La lotta di classe esiste e l’abbiamo vinta noi.

Warren Buffett

Il titolo dice tutto, chiaro, diretto, radicale. Questo Armageddon Time si riferisce all’inizio dell’era del disimpegno, a quel concentrato mostruoso di reazione che sono stati gli anni 80. Nell’ultimo film di James Gray, il suo più autobiografico senza dubbio, l’attacco a un certo tipo di società statunitense è non solo evidente, ma anche rabbioso e incurante di essere scambiato per partigiano.

Prendendo spunto da alcuni episodi della sua infanzia Gray dipinge un quadro sconsolante sull’inizio dell’era reaganiana, su come l’individualismo imperante passi fulmineamente dal generale al particolare, inserendosi nei gangli relazionali di questa famiglia di religione ebraica che abita una delle tante zone residenziali di una New York che stava per esplodere in tanti piccoli pezzi fatti di speculazioni e velocità, finiti gli anni 60 e 70, finito, e sconfitto, quel periodo di prova dei “trenta”, ossia il trentennio successivo alla Seconda Guerra Mondiale, in cui la società intera, con esiti diversi, provò a fondare il proprio futuro sulla condivisione e l’affermazione dei diritti civili.

Ogni aspetto di questo individualismo universale in Armageddon Time penetra in tutte le classi sociali. Dai genitori di Paul, questo ragazzino che anche nell’aspetto ricorda Gray, progressisti a parole ma reazionari nei dati di fatto nel tentare di vendere al proprio figlio una condizione di benessere basata esclusivamente sull’accumulo di risorse, all’amico afrodiscendente, che contro il predominio del “white power” si rinchiude in un isolazionismo disperato (“nessuno pensa a me, solo io posso pensare a me stesso”), per arrivare anche ai due nonni, insegnanti colti, esuli dalle persecuzioni razziali in Europa, che nonostante tutto spingeranno Paul ad abbandonare “il disagio dell’istruzione pubblica” e ad entrare in una scuola privata, ricca di quella gioventù arringata nella scena finale da un Fred Trump che sprona tutti ad aggredire il mondo per disegnarlo a proprio piacimento, incuranti dell’altro e sopra ogni cosa.

Ma è nell’ultimo colloquio che Paul ha con suo nonno (un crepuscolare Anthony Hopkins), che arriviamo all’essenza di questo film.

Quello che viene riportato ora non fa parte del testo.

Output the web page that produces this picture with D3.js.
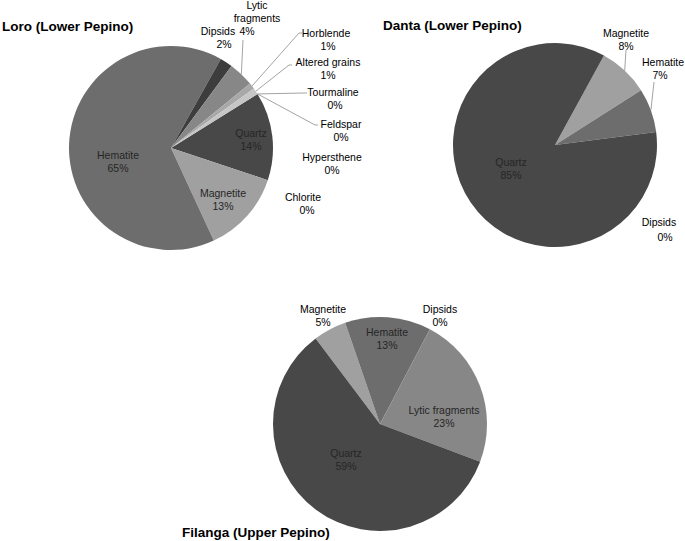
<!DOCTYPE html>
<html>

<head>
    <meta charset="utf-8">
    <title>Heavy mineral composition - Pepino formation</title>
    <style>
        body {
            margin: 0;
            background: #fff;
        }

        text {
            font-family: "Liberation Sans", Arial, sans-serif;
        }

        .title {
            font-size: 13.5px;
            font-weight: bold;
            fill: #000;
        }

        .lbl {
            font-size: 10.5px;
        }

        .leader {
            fill: none;
            stroke: #a3a3a3;
            stroke-width: 1;
        }
    </style>
    <script src="https://cdn.jsdelivr.net/npm/d3@7"></script>
</head>

<body>
    <script>
        // ---- data (percentages) ----
        var loroCategories = ["Quartz", "Magnetite", "Hematite", "Dipsids", "Lytic fragments", "Horblende",
            "Altered grains", "Tourmaline", "Feldspar", "Hypersthene", "Chlorite"];
        var loroValues = [14, 13, 65, 2, 4, 1, 1, 0, 0, 0, 0];

        var dantaCategories = ["Magnetite", "Hematite", "Dipsids", "Quartz"];
        var dantaValues = [8, 7, 0, 85];

        var filangaCategories = ["Magnetite", "Hematite", "Dipsids", "Lytic fragments", "Quartz"];
        var filangaValues = [5, 13, 0, 23, 59];

        var titles = ["Loro (Lower Pepino)", "Danta (Lower Pepino)", "Filanga (Upper Pepino)"];

        // ---- styling / layout ----
        var width = 685,
            height = 541;

        var greys = {
            "Quartz": "#484848",
            "Magnetite": "#a0a0a0",
            "Hematite": "#6d6d6d",
            "Dipsids": "#3d3d3d",
            "Lytic fragments": "#878787",
            "Horblende": "#a8a8a8",
            "Altered grains": "#c6c6c6",
            "Tourmaline": "#d0d0d0",
            "Feldspar": "#b0b0b0",
            "Hypersthene": "#909090",
            "Chlorite": "#707070"
        };

        // label positions relative to each pie centre: [x, y] of first line,
        // optional leader attach point, inner flag, tweaks for the % line
        var charts = [{
            cats: loroCategories, vals: loroValues, title: titles[0],
            cx: 171, cy: 148, r: 102, start: 58, titleX: 2, titleY: 31,
            labels: {
                "Hematite": {x: -53, y: 11, inner: true},
                "Quartz": {x: 80, y: -11, inner: true},
                "Magnetite": {x: 52, y: 49, inner: true},
                "Dipsids": {x: 47, y: -113, pdx: 6},
                "Lytic fragments": {x: 86, y: -139, lines: ["Lytic", "fragments"], pdx: -10, lead: [72, -108]},
                "Horblende": {x: 155, y: -111, pdx: 2, lead: [131, -115]},
                "Altered grains": {x: 157, y: -82, lead: [121, -83]},
                "Tourmaline": {x: 162, y: -52, pdx: 2, lead: [136, -55]},
                "Feldspar": {x: 170, y: -20, lead: [147, -23]},
                "Hypersthene": {x: 161, y: 13},
                "Chlorite": {x: 132, y: 53, pdx: 4}
            }
        }, {
            cats: dantaCategories, vals: dantaValues, title: titles[1],
            cx: 555, cy: 145, r: 102, start: 28.7, titleX: 383, titleY: 30,
            labels: {
                "Quartz": {x: -44, y: 21, inner: true},
                "Magnetite": {x: 71, y: -108, lead: [71, -95]},
                "Hematite": {x: 108, y: -79, pdx: -3, lead: [99, -63]},
                "Dipsids": {x: 104, y: 81, pdx: 6, gap: 15}
            }
        }, {
            cats: filangaCategories, vals: filangaValues, title: titles[2],
            cx: 380, cy: 424, r: 107, start: -37, titleX: 182, titleY: 537,
            labels: {
                "Magnetite": {x: -57, y: -111},
                "Hematite": {x: 7, y: -88, inner: true},
                "Dipsids": {x: 60, y: -111},
                "Lytic fragments": {x: 64, y: -10, inner: true},
                "Quartz": {x: -34, y: 33, inner: true}
            }
        }];

        var svg = d3.select("body").append("svg")
            .attr("width", width)
            .attr("height", height);

        charts.forEach(function(c) {
            var data = c.cats.map(function(name, i) {
                return {name: name, value: c.vals[i]};
            });

            var a0 = c.start * Math.PI / 180;
            var pie = d3.pie()
                .sort(null)
                .value(function(d) { return d.value; })
                .startAngle(a0)
                .endAngle(a0 + 2 * Math.PI);

            var arc = d3.arc().innerRadius(0).outerRadius(c.r);
            var edge = d3.arc().innerRadius(c.r).outerRadius(c.r);

            var g = svg.append("g")
                .attr("transform", "translate(" + c.cx + "," + c.cy + ")");

            var arcs = pie(data);

            g.selectAll("path.slice")
                .data(arcs.filter(function(d) { return d.value > 0; }))
                .enter().append("path")
                .attr("class", "slice")
                .attr("d", arc)
                .attr("fill", function(d) { return greys[d.data.name]; });

            // leader lines
            arcs.forEach(function(d) {
                var L = c.labels[d.data.name];
                if (!L || !L.lead) return;
                var p = edge.centroid(d);
                var pts = [p, [L.lead[0] - 3, L.lead[1]], L.lead];
                if (Math.abs(L.lead[0] - p[0]) < 4) pts = [p, L.lead];
                g.append("path")
                    .attr("class", "leader")
                    .attr("d", d3.line()(pts));
            });

            // labels
            arcs.forEach(function(d) {
                var L = c.labels[d.data.name];
                if (!L) return;
                var lines = L.lines || [d.data.name];
                var t = g.append("text")
                    .attr("class", "lbl")
                    .attr("text-anchor", "middle")
                    .attr("fill", L.inner ? "#262626" : "#000");
                lines.forEach(function(s, i) {
                    t.append("tspan")
                        .attr("x", L.x)
                        .attr("y", L.y + i * 13)
                        .text(s);
                });
                t.append("tspan")
                    .attr("x", L.x + (L.pdx || 0))
                    .attr("y", L.y + (lines.length - 1) * 13 + (L.gap || 13))
                    .text(d.data.value + "%");
            });

            svg.append("text")
                .attr("class", "title")
                .attr("x", c.titleX)
                .attr("y", c.titleY)
                .text(c.title);
        });
    </script>
</body>

</html>
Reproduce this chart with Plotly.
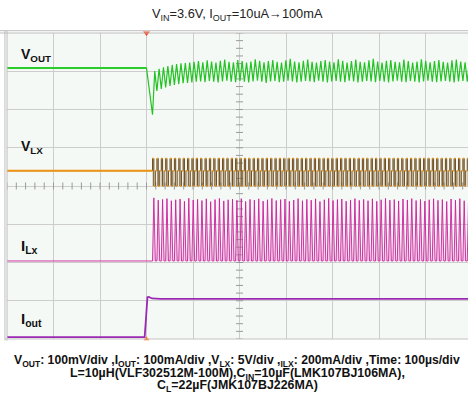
import plotly.graph_objects as go

# ---------------- data ----------------
# time base (µs), trigger at t = 0
time_per_div_us = 100
switch_start_us = 13.0
switch_period_us = 9.4
ton_us = 2.8
toff_us = 3.2
n_cycles = 73

# V_OUT (mV, deviation from the pre-step level)
vout_pre_t_us = [-300, 0]
vout_pre_mv = [0, 0]
vout_lo_mv = [-122, -60, -55, -51, -47, -44, -42, -40, -39, -38,
              -36, -35, -37, -34, -36, -38, -35, -33, -36, -37,
              -34, -36, -38, -35, -33, -36, -39, -35, -34, -37,
              -36, -33, -35, -38, -36, -34, -35, -37, -33, -36,
              -38, -35, -34, -36, -37, -33, -35, -38, -36, -34,
              -35, -37, -34, -36, -38, -35, -33, -36, -37, -34,
              -36, -38, -35, -33, -36, -37, -35, -34, -36, -38,
              -35, -34, -36]
vout_hi_mv = [-8, -2, 2, 5, 8, 10, 12, 13, 14, 16,
              18, 15, 20, 17, 14, 19, 22, 16, 15, 21,
              18, 14, 17, 23, 19, 15, 18, 21, 16, 14,
              20, 24, 17, 15, 19, 22, 16, 14, 18, 21,
              17, 15, 23, 19, 14, 18, 22, 16, 15, 20,
              24, 17, 14, 19, 21, 16, 15, 22, 18, 14,
              17, 23, 19, 15, 18, 21, 16, 14, 20, 22,
              17, 15, 19]

# V_LX (V)
vlx_idle_v = 2.0
vlx_high_v = 3.6
vlx_low_v = 0.0

# I_LX peak per cycle (mA)
ilx_pk_ma = [330, 318, 322, 326, 315, 320, 324, 312, 328, 319,
             322, 316, 325, 310, 321, 327, 314, 320, 323, 317,
             326, 311, 322, 318, 325, 313, 320, 327, 316, 321,
             324, 312, 319, 326, 315, 322, 318, 325, 311, 320,
             327, 316, 321, 324, 313, 319, 326, 317, 322, 315,
             325, 312, 320, 327, 318, 321, 314, 324, 319, 326,
             316, 322, 313, 320, 325, 317, 321, 311, 324, 318,
             326, 315, 320]

# I_OUT (mA)
iout_t_us = [-300, -4, -1, 2, 5, 12, 30, 700]
iout_ma = [0, 0, 50, 104, 105, 101, 100, 100]

# ---------------- channel placement (divisions from bottom) ----------------
T_MIN, T_MAX = -300, 691.4
CH = {
    "vout": dict(pos=7.085, per_div=100.0),
    "vlx": dict(pos=4.0, per_div=5.0),
    "ilx": dict(pos=2.04, per_div=200.0),
    "iout": dict(pos=0.05, per_div=100.0),
}


def to_div(ch, v):
    c = CH[ch]
    return None if v is None else c["pos"] + v / c["per_div"]


cycle_t0 = [switch_start_us + i * switch_period_us for i in range(n_cycles)]

# V_OUT trace
vx = list(vout_pre_t_us)
vy = [to_div("vout", v) for v in vout_pre_mv]
for t0, lo, hi in zip(cycle_t0, vout_lo_mv, vout_hi_mv):
    vx += [t0, t0 + ton_us + 0.6 * toff_us]
    vy += [to_div("vout", lo), to_div("vout", hi)]

# V_LX traces
lx_x = [T_MIN, switch_start_us]
lx_y = [to_div("vlx", vlx_idle_v)] * 2
box_x, box_y = [], []
hz_x, hz_y = [], []
for i, t0 in enumerate(cycle_t0):
    t1 = t0 + ton_us
    t2 = t1 + toff_us
    t3 = t0 + switch_period_us
    lx_x += [t0, t0, t1, t1, t2, t2, t3]
    lx_y += [to_div("vlx", v) for v in
             (vlx_idle_v, vlx_high_v, vlx_high_v, vlx_low_v, vlx_low_v, vlx_idle_v, vlx_idle_v)]
    box_x += [t0, t0, t1, t1, t0, None]
    box_y += [to_div("vlx", v) for v in (vlx_low_v, vlx_high_v, vlx_high_v, vlx_low_v, vlx_low_v)] + [None]
    hz_x += [t0, t1, None, t1, t2, None, t2, t3, None]
    hz_y += [to_div("vlx", vlx_high_v)] * 2 + [None] + [to_div("vlx", vlx_low_v)] * 2 + [None] + \
            [to_div("vlx", vlx_idle_v)] * 2 + [None]

# I_LX trace
ix = [T_MIN, switch_start_us]
iy = [to_div("ilx", 0)] * 2
for t0, pk in zip(cycle_t0, ilx_pk_ma):
    ix += [t0, t0 + ton_us, t0 + ton_us + toff_us]
    iy += [to_div("ilx", 0), to_div("ilx", pk), to_div("ilx", 0)]
ix += [T_MAX + 5]
iy += [to_div("ilx", 0)]

fig = go.Figure()

# centre-line graticule ticks
ctr_t = 200
tick_y = [k * 0.2 for k in range(41)]
tick_x = [T_MIN + k * 20 for k in range(51)]
fig.add_trace(go.Scatter(x=[ctr_t] * len(tick_y), y=tick_y, mode="markers",
                         marker=dict(symbol="line-ew", size=5, line=dict(width=1, color="#9a9a9a")),
                         hoverinfo="skip", showlegend=False))
fig.add_trace(go.Scatter(x=tick_x, y=[4] * len(tick_x), mode="markers",
                         marker=dict(symbol="line-ns", size=5, line=dict(width=1, color="#9a9a9a")),
                         hoverinfo="skip", showlegend=False))

# I_LX
fig.add_trace(go.Scatter(x=ix, y=iy, mode="lines", fill="toself",
                         fillcolor="rgba(222,150,206,0.40)",
                         line=dict(color="#cc1f9c", width=0.9), hoverinfo="skip", showlegend=False))
# V_LX
fig.add_trace(go.Scatter(x=box_x, y=box_y, mode="lines", fill="toself",
                         fillcolor="rgba(150,118,70,0.55)", line=dict(width=0),
                         hoverinfo="skip", showlegend=False))
fig.add_trace(go.Scatter(x=lx_x, y=lx_y, mode="lines",
                         line=dict(color="#6e4c1c", width=1), hoverinfo="skip", showlegend=False))
fig.add_trace(go.Scatter(x=hz_x, y=hz_y, mode="lines",
                         line=dict(color="#f0a020", width=1.5), hoverinfo="skip", showlegend=False))
fig.add_trace(go.Scatter(x=[T_MIN, switch_start_us], y=[to_div("vlx", vlx_idle_v)] * 2, mode="lines",
                         line=dict(color="#ee9515", width=2), hoverinfo="skip", showlegend=False))
# V_OUT
fig.add_trace(go.Scatter(x=vx, y=vy, mode="lines",
                         line=dict(color="#22c322", width=1.2), hoverinfo="skip", showlegend=False))
fig.add_trace(go.Scatter(x=vout_pre_t_us, y=[to_div("vout", v) for v in vout_pre_mv], mode="lines",
                         line=dict(color="#2ccc2c", width=2.2), hoverinfo="skip", showlegend=False))
# I_OUT
fig.add_trace(go.Scatter(x=iout_t_us, y=[to_div("iout", v) for v in iout_ma], mode="lines",
                         line=dict(color="#9a2ab4", width=1.8), hoverinfo="skip", showlegend=False))

# trigger markers
fig.add_trace(go.Scatter(x=[0], y=[8], mode="markers", cliponaxis=False,
                         marker=dict(symbol="triangle-down", size=6, color="#ff3a10"),
                         hoverinfo="skip", showlegend=False))
fig.add_trace(go.Scatter(x=[0], y=[0], mode="markers", cliponaxis=False,
                         marker=dict(symbol="triangle-up", size=5, color="#ff6a10"),
                         hoverinfo="skip", showlegend=False))

grid = dict(showgrid=True, gridcolor="#cdcdcd", gridwidth=1, zeroline=False,
            showticklabels=False, ticks="", showline=False)
fig.update_xaxes(range=[T_MIN, T_MAX], dtick=time_per_div_us, tick0=0, **grid)
fig.update_yaxes(range=[0, 8], dtick=1, tick0=0, **grid)

FONT = "Liberation Sans, Arial, sans-serif"


def lab(text, x, y, size=14, bold=True):
    fig.add_annotation(text=f"<b>{text}</b>" if bold else text, x=x, y=y, xref="x", yref="y",
                       xanchor="left", yanchor="middle", showarrow=False,
                       font=dict(family=FONT, size=size, color="#111"))


lab("V<sub>OUT</sub>", -274, 7.42)
lab("V<sub>LX</sub>", -274, 5.02)
lab("I<sub>Lx</sub>", -274, 2.41, size=15)
lab("I<sub>out</sub>", -274, 0.50, size=15)

fig.add_annotation(text="V<sub>IN</sub>=3.6V, I<sub>OUT</sub>=10uA→100mA", x=0.501, y=1.062,
                   xref="paper", yref="paper", xanchor="center", yanchor="middle", showarrow=False,
                   font=dict(family=FONT, size=12.8, color="#222"))
caption = [
    "<b>V<sub>OUT</sub>: 100mV/div ,I<sub>OUT</sub>: 100mA/div ,V<sub>LX</sub>: 5V/div ,<sub>ILX</sub>: 200mA/div ,Time: 100µs/div</b>",
    "<b>L=10µH(VLF302512M-100M),C<sub>IN</sub>=10µF(LMK107BJ106MA),</b>",
    "<b>C<sub>L</sub>=22µF(JMK107BJ226MA)</b>",
]
cap_sizes = [12.2, 12.4, 12.4]
for line, py, fs in zip(caption, [360.5, 373.5, 386.5], cap_sizes):
    fig.add_annotation(text=line, x=0.499, y=(339 - py) / 306, xref="paper", yref="paper",
                       xanchor="center", yanchor="middle", showarrow=False,
                       font=dict(family=FONT, size=fs, color="#111"))

# scope frame (double lines top and left)
for yy in (1.0, 1.0075):
    fig.add_shape(type="line", xref="paper", yref="paper", x0=-0.02, x1=1.0, y0=yy, y1=yy,
                  line=dict(color="#bdbdbd", width=1))
for xx in (0.0, -0.0045):
    fig.add_shape(type="line", xref="paper", yref="paper", x0=xx, x1=xx, y0=-0.005, y1=1.0075,
                  line=dict(color="#bdbdbd", width=1))
fig.add_shape(type="line", xref="paper", yref="paper", x0=-0.0045, x1=1.0, y0=0, y1=0,
              line=dict(color="#c4c4c4", width=1))

fig.update_layout(width=468, height=407, margin=dict(l=7, r=0, t=33, b=68),
                  paper_bgcolor="white", plot_bgcolor="#f5f9f6", showlegend=False)

fig.write_html("out.html", config={"displayModeBar": False},
               post_script="document.body.style.margin='0';document.body.style.padding='0';")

Nella difesa strenua delle minoranze che il senior progressista tenta di insegnare allo junior, non vengono tenuti in conto i fatti, che rimangono sussidiari a un individualismo automatico, d’abitudine, facendo in modo involontariamente che i dialoghi perdano tutta la loro efficacia, tutta la loro credibilità, e che si trasformino solo in slogan. Un monito fortissimo per gli anni avvenire, oggi soprattutto.

Non è un caso che con Armageddon Time Gray metta in scena il suo film più politico e allo stesso tempo più personale (forse paragonabile in questo senso solo a Little Odessa), perché proprio in questo binomio, in questo legame inscindibile tra macro e micro, sta il suo cinema, in cui anche l’evento più piccolo si ingrandisce e riesce a rappresentare il mondo, e in cui anche l’avvenimento più esorbitante riesce, miracolosamente, ad assumere un ruolo mostruosamente intimo.

(Piccola nota a margine: la figura della sorella e del padre di Donald Trump ci mostrano, a documentazione prettamente storica, che questa disgustosa famiglia di affaristi era presente in ogni tessuto dell’alta borghesia americana già in tempi non sospetti, per tutti coloro sorpresi e meravigliati dal fatto che un individuo del genere sia arrivato al potere. Non c’è proprio nulla da stupirsi, purtroppo.)